Since then, over the last sixteen years, I have worked at learning what it means to be an Anglican Christian and to lead others into being formed by a stream of Christianity that is still forming me. I have been shaped by weekly and annual rhythms of communion, feasts, and fasts, learning what they mean, where they come from, and how to best participate in them now. And I have taken joy in teaching others what I have learned, helping new and mature Christians to deepen their own faith and learn new disciplines and practices.

Steven Myles

My first real steps of turning faith into action was during my summer breaks from university.  I took the opportunity to work with young kids in Southeast Alaska at a summer Bible camp.  I believed myself to be wholly unequipped for the task ahead of me, and I prayed more earnestly than I had ever before, and those summers instilled in me a truth that has shaped the rest of my days.  In my dependence on God, and not my own abilities, God revealed Himself in ways I had never witnessed.  I carried that lesson into my first career as a missionary in Sudan and South Sudan.

I am confident God has more good works prepared for me to walk in, so I continue to step forward in faith, and I am excited for this opportunity to serve on the Vestry.

I married my wife Rebecca in 2013, and it was her influence that steered us towards Anglicanism.  The first ACNA church we attended was Emmanuel Anglican Church in New York City, and I was immediately captivated by the liturgy and the Book of Common Prayer.  I had developed this longing for a connection to the historical church, and a rhythm for the passing of seasons, so arriving at an Anglican church felt like stepping into the fulfillment of those desires.

Rebecca and I have 2 young sons, Shepherd and Ellison, and we are blessed and humbled to have the opportunity to care for and help shape these young men.  From a day to day standpoint, I work with the National Park Service and manage their construction portfolio for the Washington DC area.

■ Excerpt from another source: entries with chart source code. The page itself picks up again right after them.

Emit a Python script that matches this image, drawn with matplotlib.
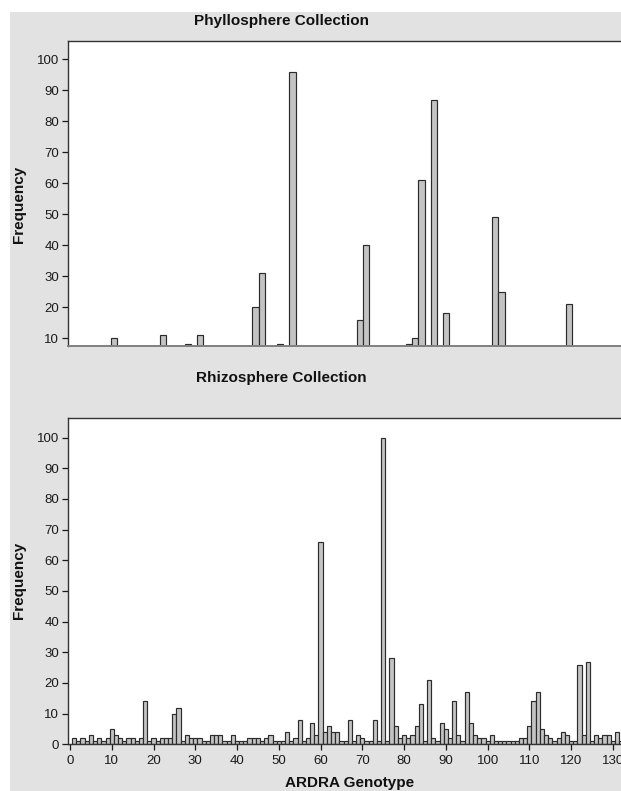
import numpy as np
import matplotlib.pyplot as plt
from matplotlib.patches import Rectangle

plt.rcParams['font.family'] = ['Liberation Sans', 'DejaVu Sans']

# Phyllosphere collection: genotype slot and frequency
phyllo_slots = [7, 15, 19, 21, 30, 31, 34, 36, 47, 48, 55, 56, 57, 59, 61, 69, 70, 81]
phyllo_counts = [10, 11, 8, 11, 20, 31, 8, 96, 16, 40, 8, 10, 61, 87, 18, 49, 25, 21]

# Rhizosphere collection: frequency of genotypes 1..132
rhizo_counts = [
    2, 1, 2, 1, 3, 1, 2, 1, 2, 5,
    3, 2, 1, 2, 2, 1, 2, 14, 1, 2,
    1, 2, 2, 2, 10, 12, 1, 3, 2, 2,
    2, 1, 1, 3, 3, 3, 1, 1, 3, 1,
    1, 1, 2, 2, 2, 1, 2, 3, 1, 1,
    1, 4, 1, 2, 8, 1, 2, 7, 3, 66,
    4, 6, 4, 4, 1, 1, 8, 1, 3, 2,
    1, 1, 8, 1, 100, 1, 28, 6, 2, 3,
    2, 3, 6, 13, 1, 21, 2, 1, 7, 5,
    2, 14, 3, 1, 17, 7, 3, 2, 2, 1,
    3, 1, 1, 1, 1, 1, 1, 2, 2, 6,
    14, 17, 5, 3, 2, 1, 2, 4, 3, 1,
    1, 26, 3, 27, 1, 3, 2, 3, 3, 1,
    4, 1,
]
rhizo_genotypes = np.arange(1, len(rhizo_counts) + 1)

x_ticks = list(range(0, 131, 10))
top_yticks = list(range(10, 101, 10))
bot_yticks = list(range(0, 101, 10))

W, H = 621, 791
panel = '#e2e2e2'
bar_fill = '#c3c3c3'
bar_edge = '#2b2b2b'

fig = plt.figure(figsize=(W / 100, H / 100), dpi=100)
fig.add_artist(Rectangle((9.5 / W, 0), 1, 1 - 12 / H, transform=fig.transFigure,
                         facecolor=panel, edgecolor='none', zorder=-10))


def px_axes(left, top, right, bottom):
    return fig.add_axes([left / W, 1 - bottom / H, (right - left) / W, (bottom - top) / H])


# top panel
ax1 = px_axes(68, 40.7, 630, 345.7)
ax1.bar(phyllo_slots, phyllo_counts, width=1.0, color=bar_fill,
        edgecolor=bar_edge, linewidth=0.85)
ax1.set_xlim(-0.5, 90.9)
ax1.set_ylim(7.6, 106)
ax1.set_yticks(top_yticks)
ax1.set_xticks([])
ax1.tick_params(axis='y', direction='out', length=4.5, width=0.9, pad=2,
                labelsize=9.5, colors='#1a1a1a')
for s in ['left', 'top']:
    ax1.spines[s].set_color('#333333')
    ax1.spines[s].set_linewidth(1.0)
ax1.spines['right'].set_visible(False)
ax1.spines['bottom'].set_color('#808080')
ax1.spines['bottom'].set_linewidth(1.4)

# bottom panel
ax2 = px_axes(68, 417.7, 630, 744.3)
ax2.bar(rhizo_genotypes, rhizo_counts, width=1.0, color=bar_fill,
        edgecolor=bar_edge, linewidth=0.85)
ax2.set_xlim(-0.48, 134.1)
ax2.set_ylim(0, 106.5)
ax2.set_yticks(bot_yticks)
ax2.set_xticks(x_ticks)
ax2.tick_params(direction='out', length=4.5, width=0.9, labelsize=9.5,
                colors='#1a1a1a')
ax2.tick_params(axis='y', pad=2)
ax2.tick_params(axis='x', pad=3)
for s in ['left', 'top', 'bottom']:
    ax2.spines[s].set_color('#333333')
    ax2.spines[s].set_linewidth(1.0)
ax2.spines['right'].set_visible(False)

# texts
fig.text(281 / W, 1 - 20.7 / H, 'Phyllosphere Collection', ha='center', va='center',
         fontsize=11, fontweight='bold', color='#111111')
fig.text(281 / W, 1 - 378 / H, 'Rhizosphere Collection', ha='center', va='center',
         fontsize=11, fontweight='bold', color='#111111')
fig.text(19 / W, 1 - 204 / H, 'Frequency', rotation=90, ha='center', va='center',
         fontsize=11, fontweight='bold', color='#111111')
fig.text(19 / W, 1 - 580 / H, 'Frequency', rotation=90, ha='center', va='center',
         fontsize=11, fontweight='bold', color='#111111')
fig.text(350 / W, 1 - 787.3 / H, 'ARDRA Genotype', ha='center', va='baseline',
         fontsize=11, fontweight='bold', color='#111111')

fig.savefig('out.png', dpi=100)
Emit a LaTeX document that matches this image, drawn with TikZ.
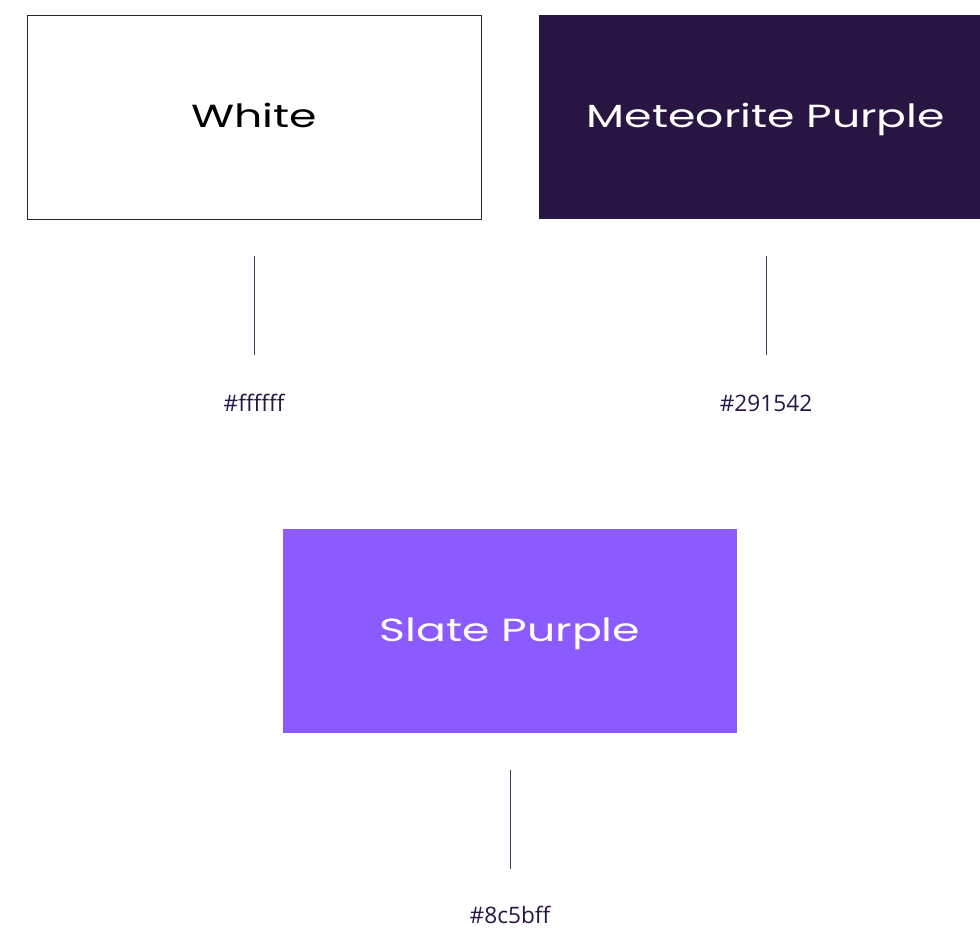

I was incredibly blessed to grow up with a family of believers - from grandparents on down.  However, it wasn't until my sophomore year of high school, 2/28/1998, that I made a profession of faith.  It was a winter camp at Word of Life Bible College in Upstate NY where the presentation of the gospel of Jesus Christ elicited a visceral reaction - I walked to the front of that crowd and confessed my sin and earnestly sought His forgiveness.  

Since that day, I have strived to abide in Christ, grow in my knowledge of Him and seek His will for my life.  I have tasted and seen the power of God and how it can transform a human life and I have been blessed to witness that transformation in the lives of people around me.